IN 1804 the former Corsican upstart had himself crowned Emperor of the French, or more accurately he crowned himself since he did not wish the Pope (who stood beside him during the ceremony) to call the tune. Plans to invade England came to nothing - they nearly always have, over the centuries - but instead he marched the Grand Armee to the east and at Austerlitz won the "battle of the three Emperors" which broke up the English-financed coalition against him. It was a crushing victory, but if he had won the war on land he lost it at sea, since almost simultaneously Nelson annihilated the French and Spanish fleets at Trafalgar. And at this stage, Robert Asprey leaves him - arguably, at the apex of a career which was to end at Waterloo 10 years later.
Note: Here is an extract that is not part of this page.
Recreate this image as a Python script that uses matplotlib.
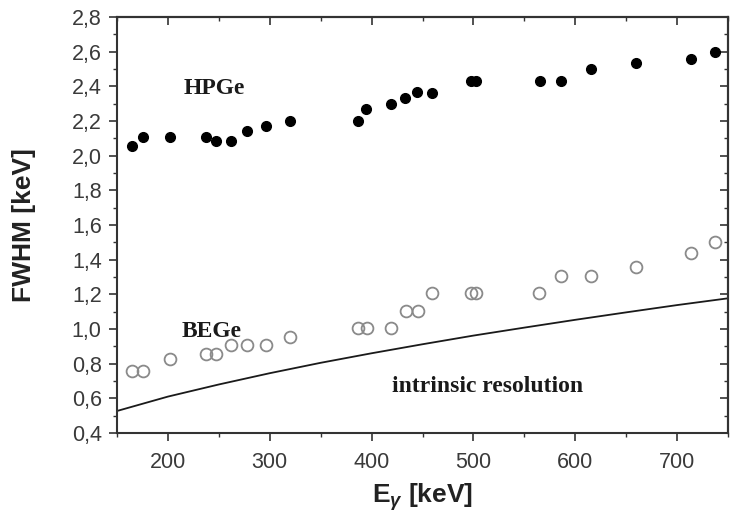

With such a huge canvas to fill in, the book is necessarily telescoped at times and the account of Napoleon's youth, for instance, is rather cursory. Nevertheless, it is well balanced overall in its judgments and does not suffer from the usual Anglo-American myopia which likes to depict Napoleon as the predecessor of Hitler. He was certainly an autocrat, power-loving and often unscrupulous, but he was also pragmatic and even liberal when it suited him, and quite free of racial or ideological manias. (He was usually content to exile his enemies, rather than send them to the scaffold or to rot half-forgotten in prison.) Napoleon was no moral monster, any more than he was a virtuous and idealistic ruler-hero; he was a phenomenon of history. The jury may be still out - but then, who appoints such a jury in the first place and to whom, or to what tribunal, does it render a verdict?